====== Records ======

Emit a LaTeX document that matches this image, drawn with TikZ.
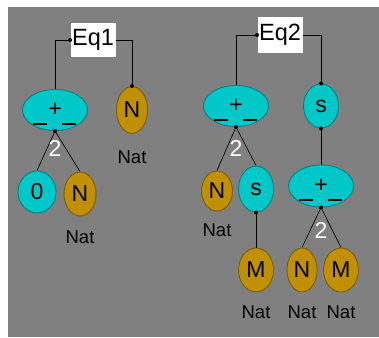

======
====== Records ======

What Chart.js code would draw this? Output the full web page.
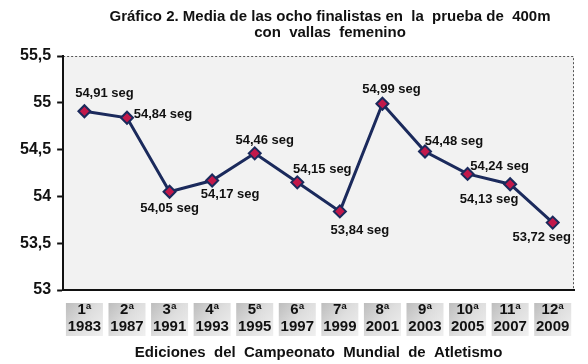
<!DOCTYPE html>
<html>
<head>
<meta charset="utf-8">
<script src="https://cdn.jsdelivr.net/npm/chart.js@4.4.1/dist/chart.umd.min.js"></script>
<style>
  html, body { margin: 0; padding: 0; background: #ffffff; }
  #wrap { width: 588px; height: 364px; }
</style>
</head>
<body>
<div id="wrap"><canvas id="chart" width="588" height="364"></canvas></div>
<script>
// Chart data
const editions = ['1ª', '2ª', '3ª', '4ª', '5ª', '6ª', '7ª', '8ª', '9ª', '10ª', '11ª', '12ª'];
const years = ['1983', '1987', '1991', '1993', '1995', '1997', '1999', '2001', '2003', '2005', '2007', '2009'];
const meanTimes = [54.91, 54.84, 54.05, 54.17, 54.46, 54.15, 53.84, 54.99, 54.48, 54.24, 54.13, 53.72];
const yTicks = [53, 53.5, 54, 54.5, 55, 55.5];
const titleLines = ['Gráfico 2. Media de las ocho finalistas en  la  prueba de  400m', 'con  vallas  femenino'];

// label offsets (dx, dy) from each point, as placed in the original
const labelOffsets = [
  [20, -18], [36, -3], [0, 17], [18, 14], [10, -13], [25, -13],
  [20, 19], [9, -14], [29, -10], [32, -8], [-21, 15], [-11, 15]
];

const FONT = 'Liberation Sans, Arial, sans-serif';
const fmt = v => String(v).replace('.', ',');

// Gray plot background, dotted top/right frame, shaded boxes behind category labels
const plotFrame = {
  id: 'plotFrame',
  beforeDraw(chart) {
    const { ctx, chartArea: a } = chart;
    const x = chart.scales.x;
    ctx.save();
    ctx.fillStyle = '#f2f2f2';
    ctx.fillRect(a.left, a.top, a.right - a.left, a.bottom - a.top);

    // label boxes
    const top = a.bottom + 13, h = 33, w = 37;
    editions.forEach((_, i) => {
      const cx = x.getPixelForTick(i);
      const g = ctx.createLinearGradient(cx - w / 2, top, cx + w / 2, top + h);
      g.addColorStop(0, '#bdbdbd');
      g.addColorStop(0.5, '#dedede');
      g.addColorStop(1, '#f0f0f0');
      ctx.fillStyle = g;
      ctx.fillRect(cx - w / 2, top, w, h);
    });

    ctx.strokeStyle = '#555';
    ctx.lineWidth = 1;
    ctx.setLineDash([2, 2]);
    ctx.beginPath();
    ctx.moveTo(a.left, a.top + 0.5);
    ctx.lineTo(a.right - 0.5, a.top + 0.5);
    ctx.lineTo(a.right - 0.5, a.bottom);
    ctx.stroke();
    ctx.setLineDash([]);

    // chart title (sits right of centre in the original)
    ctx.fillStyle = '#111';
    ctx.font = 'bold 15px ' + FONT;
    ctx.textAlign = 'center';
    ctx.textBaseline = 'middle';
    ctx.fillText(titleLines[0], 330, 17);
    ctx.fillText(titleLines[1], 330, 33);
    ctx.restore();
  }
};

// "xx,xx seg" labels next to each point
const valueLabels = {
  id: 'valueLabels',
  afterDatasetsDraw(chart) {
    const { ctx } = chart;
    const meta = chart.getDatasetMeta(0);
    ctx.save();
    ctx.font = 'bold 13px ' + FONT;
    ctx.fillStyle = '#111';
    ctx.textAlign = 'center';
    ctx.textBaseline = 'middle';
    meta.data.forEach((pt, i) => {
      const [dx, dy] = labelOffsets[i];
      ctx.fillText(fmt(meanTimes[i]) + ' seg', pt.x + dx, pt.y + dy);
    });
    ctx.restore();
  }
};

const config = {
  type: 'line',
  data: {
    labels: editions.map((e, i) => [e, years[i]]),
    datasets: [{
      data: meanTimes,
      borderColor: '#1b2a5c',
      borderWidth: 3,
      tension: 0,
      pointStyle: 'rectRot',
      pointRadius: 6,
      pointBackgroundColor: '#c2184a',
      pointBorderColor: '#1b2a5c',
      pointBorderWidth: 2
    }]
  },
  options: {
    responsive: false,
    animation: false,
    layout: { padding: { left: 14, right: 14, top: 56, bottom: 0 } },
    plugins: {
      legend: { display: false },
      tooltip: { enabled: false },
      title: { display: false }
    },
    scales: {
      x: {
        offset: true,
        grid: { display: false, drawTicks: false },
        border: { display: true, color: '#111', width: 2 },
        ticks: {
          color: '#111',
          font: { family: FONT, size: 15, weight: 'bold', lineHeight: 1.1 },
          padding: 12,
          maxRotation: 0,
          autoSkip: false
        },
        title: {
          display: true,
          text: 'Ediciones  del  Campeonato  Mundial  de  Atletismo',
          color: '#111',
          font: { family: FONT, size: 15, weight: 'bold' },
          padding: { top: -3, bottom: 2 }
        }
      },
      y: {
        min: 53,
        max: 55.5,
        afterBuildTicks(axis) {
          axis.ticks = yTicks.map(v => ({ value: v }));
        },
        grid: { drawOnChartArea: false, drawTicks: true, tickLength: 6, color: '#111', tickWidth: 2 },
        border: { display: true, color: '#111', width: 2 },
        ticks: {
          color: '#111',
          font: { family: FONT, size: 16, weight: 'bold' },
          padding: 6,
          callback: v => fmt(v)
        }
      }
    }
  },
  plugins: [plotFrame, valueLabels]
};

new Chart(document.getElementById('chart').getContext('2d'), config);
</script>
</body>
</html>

======

In the entries above, find every line with the word "this" and list it.

Emit a LaTeX document that matches this image, drawn with TikZ.
What Chart.js code would draw this? Output the full web page.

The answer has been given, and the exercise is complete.